▶ _WHAT IS EXPECTED_
Reading down the listing below, count the lines where the word "chart" shows up, then give only that count.

▶ _DATA SEGMENT_
::::::::::

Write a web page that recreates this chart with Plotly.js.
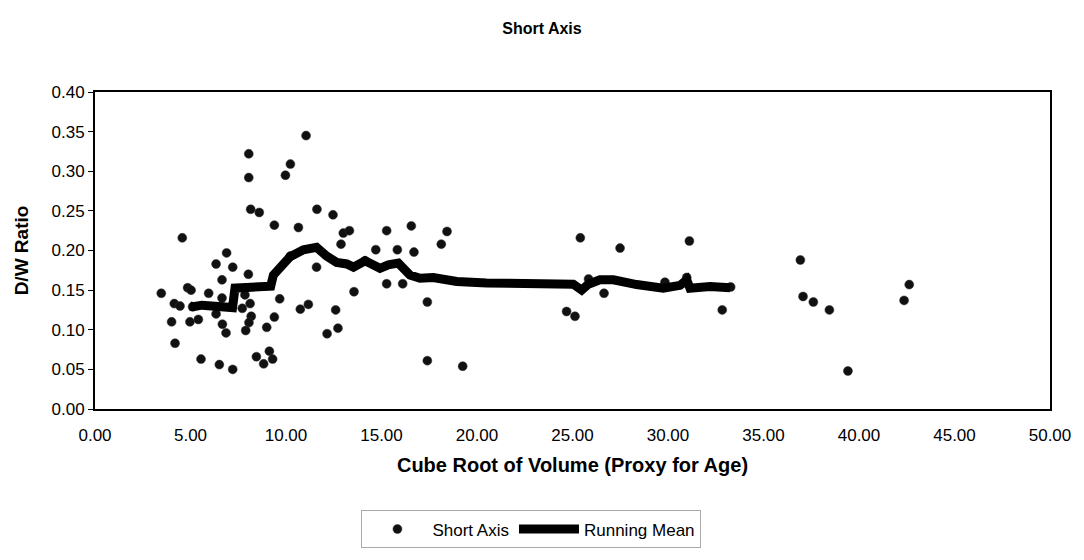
<!DOCTYPE html>
<html>
<head>
<meta charset="utf-8">
<script src="https://cdn.plot.ly/plotly-3.0.1.min.js"></script>
<style>html,body{margin:0;padding:0;background:#fff;}#chart{width:1084px;height:560px;}</style>
</head>
<body>
<div id="chart"></div>
<script>
// Short Axis scatter points (cube root of volume, D/W ratio)
const shortX = [11.05, 8.05, 10.23, 8.05, 9.97, 8.15, 8.60, 9.39, 10.65, 4.57,
  10.23, 6.89, 6.34, 7.21, 8.03, 6.65, 4.85, 5.03, 3.47, 5.95,
  7.82, 7.85, 9.67, 4.15, 4.45, 5.11, 6.65, 8.12, 7.71, 10.75,
  11.17, 6.34, 4.01, 4.97, 5.41, 8.18, 8.06, 6.67, 6.86, 7.89,
  9.39, 8.99, 4.19, 5.55, 6.51, 7.21, 8.45, 9.13, 9.30, 8.83,
  11.62, 12.46, 13.00, 13.32, 12.88, 14.70, 11.60, 14.14, 13.56, 12.60,
  12.72, 12.15, 15.27, 15.83, 16.56, 16.70, 18.43, 18.13, 15.27, 16.11,
  17.40, 17.40, 19.25, 25.41, 27.49, 31.12, 25.84, 26.65, 24.69, 25.13,
  29.84, 30.98, 33.28, 32.84, 36.93, 37.07, 37.61, 38.45, 39.42, 42.63,
  42.36];
const shortY = [0.345, 0.322, 0.309, 0.292, 0.295, 0.252, 0.248, 0.232, 0.229, 0.216,
  0.193, 0.197, 0.183, 0.179, 0.170, 0.163, 0.153, 0.150, 0.146, 0.146,
  0.152, 0.144, 0.139, 0.133, 0.130, 0.129, 0.140, 0.133, 0.127, 0.126,
  0.132, 0.120, 0.110, 0.110, 0.113, 0.117, 0.109, 0.107, 0.096, 0.099,
  0.116, 0.103, 0.083, 0.063, 0.056, 0.050, 0.066, 0.073, 0.063, 0.057,
  0.252, 0.245, 0.222, 0.225, 0.208, 0.201, 0.179, 0.187, 0.148, 0.125,
  0.102, 0.095, 0.225, 0.201, 0.231, 0.198, 0.224, 0.208, 0.158, 0.158,
  0.135, 0.061, 0.054, 0.216, 0.203, 0.212, 0.164, 0.146, 0.123, 0.117,
  0.160, 0.166, 0.154, 0.125, 0.188, 0.142, 0.135, 0.125, 0.048, 0.157,
  0.137];

// Running mean line
const meanX = [4.97, 5.15, 5.60, 6.10, 6.89, 7.20, 7.33, 8.00, 8.99, 9.20,
  9.34, 9.69, 10.21, 10.91, 11.60, 12.13, 12.48, 12.65, 13.18, 13.53,
  14.14, 14.75, 14.92, 15.36, 15.88, 16.49, 17.02, 17.71, 18.94, 20.50,
  23.82, 25.04, 25.48, 25.83, 26.44, 27.14, 28.36, 29.75, 30.63, 30.98,
  31.15, 32.20, 33.25];
const meanY = [0.130, 0.129, 0.131, 0.130, 0.127, 0.128, 0.1525, 0.1525, 0.1525, 0.155,
  0.169, 0.179, 0.192, 0.201, 0.204, 0.193, 0.188, 0.185, 0.183, 0.179,
  0.187, 0.179, 0.1775, 0.182, 0.184, 0.169, 0.165, 0.166, 0.161, 0.159,
  0.159, 0.1575, 0.150, 0.1575, 0.163, 0.163, 0.157, 0.1525, 0.156, 0.163,
  0.1525, 0.1546, 0.153];

const xTickVals = [0, 5, 10, 15, 20, 25, 30, 35, 40, 45, 50];
const yTickVals = [0, 0.05, 0.10, 0.15, 0.20, 0.25, 0.30, 0.35, 0.40];

const font = "Liberation Sans, Arial, sans-serif";

const traces = [
  {
    x: shortX, y: shortY, type: 'scatter', mode: 'markers', name: 'Short Axis',
    marker: {color: '#111111', size: 9, symbol: 'circle', line: {color: '#333333', width: 0.5}}
  },
  {
    x: meanX, y: meanY, type: 'scatter', mode: 'lines', name: 'Running Mean',
    line: {color: '#000000', width: 9}
  }
];

const layout = {
  width: 1084, height: 560,
  paper_bgcolor: '#ffffff', plot_bgcolor: '#ffffff',
  margin: {l: 95, r: 34, t: 92, b: 148},
  font: {family: font, color: '#000', size: 14},
  title: {text: '<b>Short Axis</b>', x: 0.5, xanchor: 'center', y: 0.95, yanchor: 'middle',
          font: {family: font, size: 16, color: '#000'}},
  xaxis: {
    range: [0, 50], tickvals: xTickVals, ticktext: xTickVals.map(v => v.toFixed(2)),
    ticks: '', showgrid: false, zeroline: false, automargin: false,
    showline: true, linecolor: '#000', linewidth: 2, mirror: true,
    ticklabelstandoff: 10,
    tickfont: {family: font, size: 17, color: '#000'},
    title: {text: '<b>Cube Root of Volume (Proxy for Age)</b>', standoff: 14,
            font: {family: font, size: 20, color: '#000'}}
  },
  yaxis: {
    range: [0, 0.40], tickvals: yTickVals, ticktext: yTickVals.map(v => v.toFixed(2)),
    ticks: 'outside', ticklen: 5, tickcolor: '#000', tickwidth: 1,
    showgrid: false, zeroline: false, automargin: false,
    showline: true, linecolor: '#000', linewidth: 2, mirror: true,
    tickfont: {family: font, size: 17, color: '#000'},
    title: {text: '<b>D/W Ratio</b>', standoff: 18,
            font: {family: font, size: 19, color: '#000'}}
  },
  legend: {
    orientation: 'h', x: 0.457, xanchor: 'center', y: -0.44, yanchor: 'bottom',
    bordercolor: '#aaa', borderwidth: 1, bgcolor: '#fff',
    font: {family: font, size: 17, color: '#000'},
    itemwidth: 60, tracegroupgap: 0
  },
  showlegend: true
};

Plotly.newPlot('chart', traces, layout, {displayModeBar: false, staticPlot: true});
</script>
</body>
</html>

::::::::::

▶ _RESULT FOR THIS EXERCISE_
4